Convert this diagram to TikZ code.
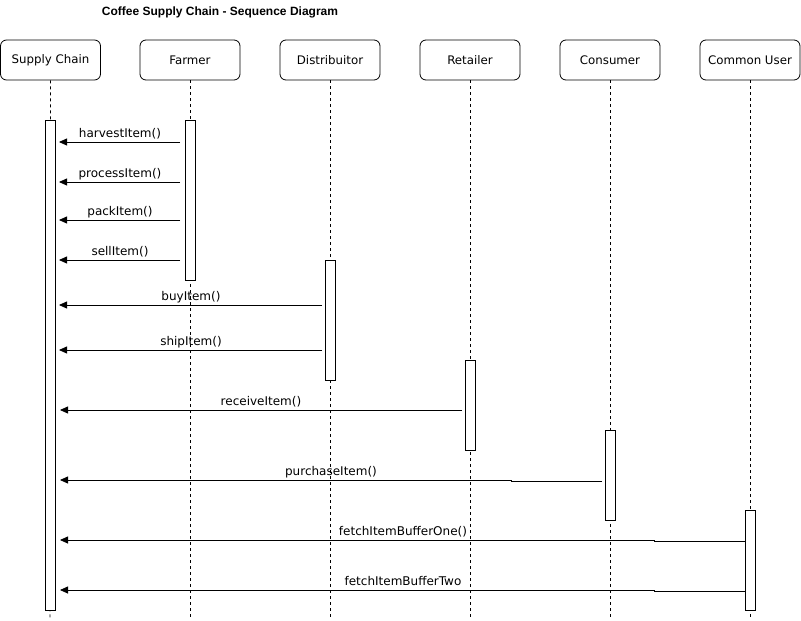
\documentclass[tikz,border=0pt]{standalone}
\usepackage{fontspec}
\setmainfont{DejaVu Sans}
\newfontfamily\titlefont{Liberation Sans}
\usetikzlibrary{arrows.meta}
\begin{document}
\begin{tikzpicture}[x=1pt,y=-1pt,
  hdr/.style={draw,rounded corners=6pt,minimum width=100pt,minimum height=40pt,inner sep=0pt,font=\fontsize{11.8}{13}\selectfont,line width=0.8pt},
  act/.style={draw,fill=white,minimum width=10pt,inner sep=0pt,line width=0.8pt},
  life/.style={dash pattern=on 3pt off 3pt,line width=0.7pt},
  msg/.style={line width=0.8pt,-{Triangle[length=8pt,width=7pt]}},
  lbl/.style={font=\fontsize{12}{14}\selectfont,inner sep=0pt,anchor=base}]
\useasboundingbox (0,0) rectangle (801,621);
% title
\node[font=\titlefont\bfseries\fontsize{12}{14}\selectfont] (title) at (220,12) {Coffee Supply Chain - Sequence Diagram};
% headers
\node[hdr] (sc) at (50.5,60) {Supply Chain};
\node[hdr] (fa) at (190,60) {Farmer};
\node[hdr] (di) at (330,60) {Distribuitor};
\node[hdr] (re) at (470,60) {Retailer};
\node[hdr] (co) at (610,60) {Consumer};
\node[hdr] (cu) at (750,60) {Common User};
% lifeline ends
\coordinate (scE) at (50,618);
\coordinate (faE) at (190,618);
\coordinate (diE) at (330,618);
\coordinate (reE) at (470,618);
\coordinate (coE) at (610,618);
\coordinate (cuE) at (750,618);
\foreach \n in {sc,fa,di,re,co,cu} \draw[life] (\n.south) -- (\n E);
% activations
\node[act,minimum height=490pt] (scA) at (50,365) {};
\node[act,minimum height=160pt] (faA) at (190,200) {};
\node[act,minimum height=120pt] (diA) at (330,320) {};
\node[act,minimum height=90pt] (reA) at (470,405) {};
\node[act,minimum height=90pt] (coA) at (610,475) {};
\node[act,minimum height=100pt] (cuA) at (750,560) {};
% message endpoints
\coordinate (s1) at (180,142); \coordinate (e1) at (59,142);
\coordinate (s2) at (180,182); \coordinate (e2) at (59,182);
\coordinate (s3) at (180,220); \coordinate (e3) at (59,220);
\coordinate (s4) at (180,260); \coordinate (e4) at (59,260);
\coordinate (s5) at (322,305); \coordinate (e5) at (59,305);
\coordinate (s6) at (322,350); \coordinate (e6) at (59,350);
\coordinate (s7) at (462,410); \coordinate (e7) at (60,410);
\coordinate (s8) at (602,481); \coordinate (j8) at (511,480); \coordinate (e8) at (60,480);
\coordinate (s9) at (745,541); \coordinate (j9) at (654,540); \coordinate (e9) at (60,540);
\coordinate (s10) at (745,591); \coordinate (j10) at (654,590); \coordinate (e10) at (60,590);
\draw[msg] (s1) -- (e1);
\draw[msg] (s2) -- (e2);
\draw[msg] (s3) -- (e3);
\draw[msg] (s4) -- (e4);
\draw[msg] (s5) -- (e5);
\draw[msg] (s6) -- (e6);
\draw[msg] (s7) -- (e7);
\draw[msg] (s8) -| (j8) -- (e8);
\draw[msg] (s9) -| (j9) -- (e9);
\draw[msg] (s10) -| (j10) -- (e10);
% labels
\node[lbl] (l1) at (120,137.5) {harvestItem()};
\node[lbl] (l2) at (120,177) {processItem()};
\node[lbl] (l3) at (120,215) {packItem()};
\node[lbl] (l4) at (120,255) {sellItem()};
\node[lbl] (l5) at (191,300) {buyItem()};
\node[lbl] (l6) at (191,345) {shipItem()};
\node[lbl] (l7) at (261,405) {receiveItem()};
\node[lbl] (l8) at (331,475) {purchaseItem()};
\node[lbl] (l9) at (403,535) {fetchItemBufferOne()};
\node[lbl] (l10) at (403,585) {fetchItemBufferTwo};
\end{tikzpicture}
\end{document}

::::::::::

## What the task asks
Repeat the listing in full and exactly. Do not include any images.

## The response
Convert this diagram to TikZ code.
\documentclass[tikz,border=0pt]{standalone}
\usepackage{fontspec}
\setmainfont{DejaVu Sans}
\newfontfamily\titlefont{Liberation Sans}
\usetikzlibrary{arrows.meta}
\begin{document}
\begin{tikzpicture}[x=1pt,y=-1pt,
  hdr/.style={draw,rounded corners=6pt,minimum width=100pt,minimum height=40pt,inner sep=0pt,font=\fontsize{11.8}{13}\selectfont,line width=0.8pt},
  act/.style={draw,fill=white,minimum width=10pt,inner sep=0pt,line width=0.8pt},
  life/.style={dash pattern=on 3pt off 3pt,line width=0.7pt},
  msg/.style={line width=0.8pt,-{Triangle[length=8pt,width=7pt]}},
  lbl/.style={font=\fontsize{12}{14}\selectfont,inner sep=0pt,anchor=base}]
\useasboundingbox (0,0) rectangle (801,621);
% title
\node[font=\titlefont\bfseries\fontsize{12}{14}\selectfont] (title) at (220,12) {Coffee Supply Chain - Sequence Diagram};
% headers
\node[hdr] (sc) at (50.5,60) {Supply Chain};
\node[hdr] (fa) at (190,60) {Farmer};
\node[hdr] (di) at (330,60) {Distribuitor};
\node[hdr] (re) at (470,60) {Retailer};
\node[hdr] (co) at (610,60) {Consumer};
\node[hdr] (cu) at (750,60) {Common User};
% lifeline ends
\coordinate (scE) at (50,618);
\coordinate (faE) at (190,618);
\coordinate (diE) at (330,618);
\coordinate (reE) at (470,618);
\coordinate (coE) at (610,618);
\coordinate (cuE) at (750,618);
\foreach \n in {sc,fa,di,re,co,cu} \draw[life] (\n.south) -- (\n E);
% activations
\node[act,minimum height=490pt] (scA) at (50,365) {};
\node[act,minimum height=160pt] (faA) at (190,200) {};
\node[act,minimum height=120pt] (diA) at (330,320) {};
\node[act,minimum height=90pt] (reA) at (470,405) {};
\node[act,minimum height=90pt] (coA) at (610,475) {};
\node[act,minimum height=100pt] (cuA) at (750,560) {};
% message endpoints
\coordinate (s1) at (180,142); \coordinate (e1) at (59,142);
\coordinate (s2) at (180,182); \coordinate (e2) at (59,182);
\coordinate (s3) at (180,220); \coordinate (e3) at (59,220);
\coordinate (s4) at (180,260); \coordinate (e4) at (59,260);
\coordinate (s5) at (322,305); \coordinate (e5) at (59,305);
\coordinate (s6) at (322,350); \coordinate (e6) at (59,350);
\coordinate (s7) at (462,410); \coordinate (e7) at (60,410);
\coordinate (s8) at (602,481); \coordinate (j8) at (511,480); \coordinate (e8) at (60,480);
\coordinate (s9) at (745,541); \coordinate (j9) at (654,540); \coordinate (e9) at (60,540);
\coordinate (s10) at (745,591); \coordinate (j10) at (654,590); \coordinate (e10) at (60,590);
\draw[msg] (s1) -- (e1);
\draw[msg] (s2) -- (e2);
\draw[msg] (s3) -- (e3);
\draw[msg] (s4) -- (e4);
\draw[msg] (s5) -- (e5);
\draw[msg] (s6) -- (e6);
\draw[msg] (s7) -- (e7);
\draw[msg] (s8) -| (j8) -- (e8);
\draw[msg] (s9) -| (j9) -- (e9);
\draw[msg] (s10) -| (j10) -- (e10);
% labels
\node[lbl] (l1) at (120,137.5) {harvestItem()};
\node[lbl] (l2) at (120,177) {processItem()};
\node[lbl] (l3) at (120,215) {packItem()};
\node[lbl] (l4) at (120,255) {sellItem()};
\node[lbl] (l5) at (191,300) {buyItem()};
\node[lbl] (l6) at (191,345) {shipItem()};
\node[lbl] (l7) at (261,405) {receiveItem()};
\node[lbl] (l8) at (331,475) {purchaseItem()};
\node[lbl] (l9) at (403,535) {fetchItemBufferOne()};
\node[lbl] (l10) at (403,585) {fetchItemBufferTwo};
\end{tikzpicture}
\end{document}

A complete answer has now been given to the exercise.